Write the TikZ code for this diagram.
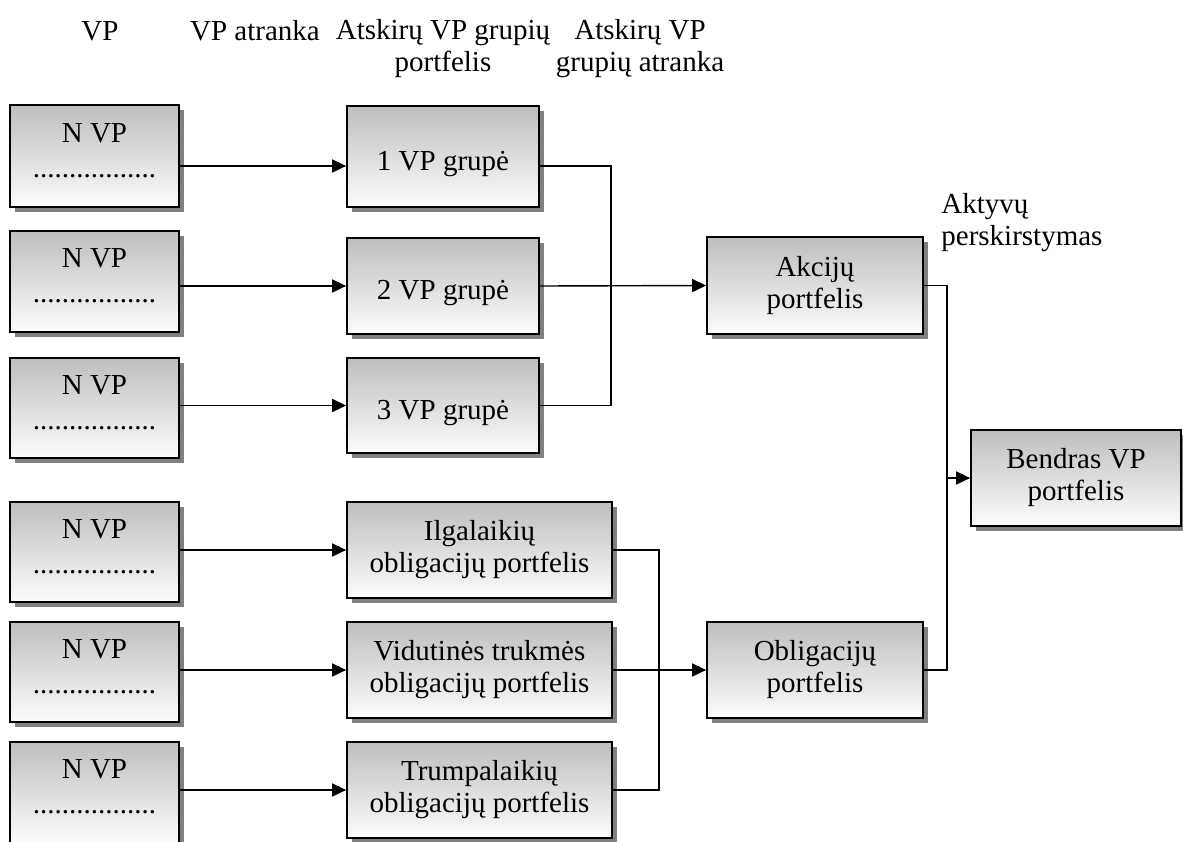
\documentclass[tikz,border=0pt]{standalone}
\usepackage{fontspec}
\setmainfont{Liberation Serif}
\usetikzlibrary{arrows.meta,shadows,calc}
\definecolor{shadowgray}{RGB}{128,128,128}
\definecolor{boxtop}{RGB}{190,190,190}
\definecolor{boxbot}{RGB}{252,252,252}
\tikzset{
  box/.style={draw=black, line width=0.85pt, rectangle, inner sep=0pt,
    top color=boxtop, bottom color=boxbot,
    drop shadow={shadow xshift=2.6pt, shadow yshift=-2.6pt, fill=shadowgray, opacity=1},
    font=\fontsize{14.5pt}{16pt}\selectfont, align=center},
  txt/.style={inner sep=0pt, font=\fontsize{14.5pt}{16pt}\selectfont},
  conn/.style={line width=0.7pt},
  arr/.style={conn, -{Triangle[length=7pt,width=6.5pt]}},
  oneline/.style={text height=14pt, text depth=0.5pt},
}
\begin{document}
\begin{tikzpicture}[x=0.5pt,y=-0.5pt]
\useasboundingbox (0,0) rectangle (1183,841);
\clip (0,0) rectangle (1183,841);
\fill[white] (0,0) rectangle (1183,841);

% headers
\node[txt, anchor=base] (h1) at (100,40) {VP};
\node[txt, anchor=base] (h2) at (255,40) {VP atranka};
\node[txt, align=center] (h3) at (443,49) {Atskirų VP grupių\\portfelis};
\node[txt, align=center] (h4) at (640,49) {Atskirų VP\\grupių atranka};
\node[txt, align=left, anchor=west] (h5) at (941,223) {Aktyvų\\perskirstymas};

% left column
\foreach \i/\t/\b in {1/105/207,2/231/332,3/358/458,4/502/602,5/622/722,6/742/843}{
  \node[box, minimum width=84.5pt, minimum height={(\b-\t)*0.5pt}] (n\i) at (94.5,{(\t+\b)/2}) {};
  \node[txt, align=center, font=\fontsize{14.5pt}{17.5pt}\selectfont] (nt\i) at ([yshift=2.75pt]n\i.center) {N VP\\.................};
}

% group boxes
\node[box, oneline, minimum width=96pt, minimum height=50.5pt] (g1) at (443,156.5) {1 VP grupė};
\node[box, oneline, minimum width=96pt, minimum height=48pt] (g2) at (443,286) {2 VP grupė};
\node[box, oneline, minimum width=96pt, minimum height=47.5pt] (g3) at (443,405.5) {3 VP grupė};

\node[box, minimum width=132.5pt, minimum height=48pt] (b1) at (479.5,550) {Ilgalaikių\\obligacijų portfelis};
\node[box, minimum width=132.5pt, minimum height=48pt] (b2) at (479.5,670) {Vidutinės trukmės\\obligacijų portfelis};
\node[box, minimum width=132.5pt, minimum height=48pt] (b3) at (479.5,790) {Trumpalaikių\\obligacijų portfelis};

\node[box, minimum width=108pt, minimum height=48.5pt] (a) at (815,285.5) {Akcijų\\portfelis};
\node[box, minimum width=108pt, minimum height=48pt] (o) at (815,670) {Obligacijų\\portfelis};
\node[box, minimum width=105pt, minimum height=48pt] (t) at (1076,478) {Bendras VP\\portfelis};

% connectors
\coordinate (r1) at (0,166);
\draw[arr] (n1.east |- r1) -- (g1.west |- r1);
\draw[arr] (n2.east |- g2.west) -- (g2.west);
\draw[arr] (n3.east |- g3.west) -- (g3.west);
\draw[arr] (n4.east |- b1.west) -- (b1.west);
\draw[arr] (n5.east |- b2.west) -- (b2.west);
\draw[arr] (n6.east |- b3.west) -- (b3.west);

\coordinate (ja) at (611,0);
\draw[conn] (g1.east |- r1) -| (ja |- g3.east) -- (g3.east);
\draw[arr] (g2.east) -- (a.west);

\coordinate (jb) at (659,0);
\draw[conn] (b1.east) -| (jb |- b3.east) -- (b3.east);
\draw[arr] (b2.east) -- (o.west);

\coordinate (jc) at (947,0);
\draw[conn] (a.east) -| (jc |- o.east) -- (o.east);
\draw[arr] (jc |- t.west) -- (t.west);
\end{tikzpicture}
\end{document}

INSTRUCTION | Reproduce every line of the material precisely, omitting its pictures.

OUTPUT OF THE TASK |
Write the TikZ code for this diagram.
\documentclass[tikz,border=0pt]{standalone}
\usepackage{fontspec}
\setmainfont{Liberation Serif}
\usetikzlibrary{arrows.meta,shadows,calc}
\definecolor{shadowgray}{RGB}{128,128,128}
\definecolor{boxtop}{RGB}{190,190,190}
\definecolor{boxbot}{RGB}{252,252,252}
\tikzset{
  box/.style={draw=black, line width=0.85pt, rectangle, inner sep=0pt,
    top color=boxtop, bottom color=boxbot,
    drop shadow={shadow xshift=2.6pt, shadow yshift=-2.6pt, fill=shadowgray, opacity=1},
    font=\fontsize{14.5pt}{16pt}\selectfont, align=center},
  txt/.style={inner sep=0pt, font=\fontsize{14.5pt}{16pt}\selectfont},
  conn/.style={line width=0.7pt},
  arr/.style={conn, -{Triangle[length=7pt,width=6.5pt]}},
  oneline/.style={text height=14pt, text depth=0.5pt},
}
\begin{document}
\begin{tikzpicture}[x=0.5pt,y=-0.5pt]
\useasboundingbox (0,0) rectangle (1183,841);
\clip (0,0) rectangle (1183,841);
\fill[white] (0,0) rectangle (1183,841);

% headers
\node[txt, anchor=base] (h1) at (100,40) {VP};
\node[txt, anchor=base] (h2) at (255,40) {VP atranka};
\node[txt, align=center] (h3) at (443,49) {Atskirų VP grupių\\portfelis};
\node[txt, align=center] (h4) at (640,49) {Atskirų VP\\grupių atranka};
\node[txt, align=left, anchor=west] (h5) at (941,223) {Aktyvų\\perskirstymas};

% left column
\foreach \i/\t/\b in {1/105/207,2/231/332,3/358/458,4/502/602,5/622/722,6/742/843}{
  \node[box, minimum width=84.5pt, minimum height={(\b-\t)*0.5pt}] (n\i) at (94.5,{(\t+\b)/2}) {};
  \node[txt, align=center, font=\fontsize{14.5pt}{17.5pt}\selectfont] (nt\i) at ([yshift=2.75pt]n\i.center) {N VP\\.................};
}

% group boxes
\node[box, oneline, minimum width=96pt, minimum height=50.5pt] (g1) at (443,156.5) {1 VP grupė};
\node[box, oneline, minimum width=96pt, minimum height=48pt] (g2) at (443,286) {2 VP grupė};
\node[box, oneline, minimum width=96pt, minimum height=47.5pt] (g3) at (443,405.5) {3 VP grupė};

\node[box, minimum width=132.5pt, minimum height=48pt] (b1) at (479.5,550) {Ilgalaikių\\obligacijų portfelis};
\node[box, minimum width=132.5pt, minimum height=48pt] (b2) at (479.5,670) {Vidutinės trukmės\\obligacijų portfelis};
\node[box, minimum width=132.5pt, minimum height=48pt] (b3) at (479.5,790) {Trumpalaikių\\obligacijų portfelis};

\node[box, minimum width=108pt, minimum height=48.5pt] (a) at (815,285.5) {Akcijų\\portfelis};
\node[box, minimum width=108pt, minimum height=48pt] (o) at (815,670) {Obligacijų\\portfelis};
\node[box, minimum width=105pt, minimum height=48pt] (t) at (1076,478) {Bendras VP\\portfelis};

% connectors
\coordinate (r1) at (0,166);
\draw[arr] (n1.east |- r1) -- (g1.west |- r1);
\draw[arr] (n2.east |- g2.west) -- (g2.west);
\draw[arr] (n3.east |- g3.west) -- (g3.west);
\draw[arr] (n4.east |- b1.west) -- (b1.west);
\draw[arr] (n5.east |- b2.west) -- (b2.west);
\draw[arr] (n6.east |- b3.west) -- (b3.west);

\coordinate (ja) at (611,0);
\draw[conn] (g1.east |- r1) -| (ja |- g3.east) -- (g3.east);
\draw[arr] (g2.east) -- (a.west);

\coordinate (jb) at (659,0);
\draw[conn] (b1.east) -| (jb |- b3.east) -- (b3.east);
\draw[arr] (b2.east) -- (o.west);

\coordinate (jc) at (947,0);
\draw[conn] (a.east) -| (jc |- o.east) -- (o.east);
\draw[arr] (jc |- t.west) -- (t.west);
\end{tikzpicture}
\end{document}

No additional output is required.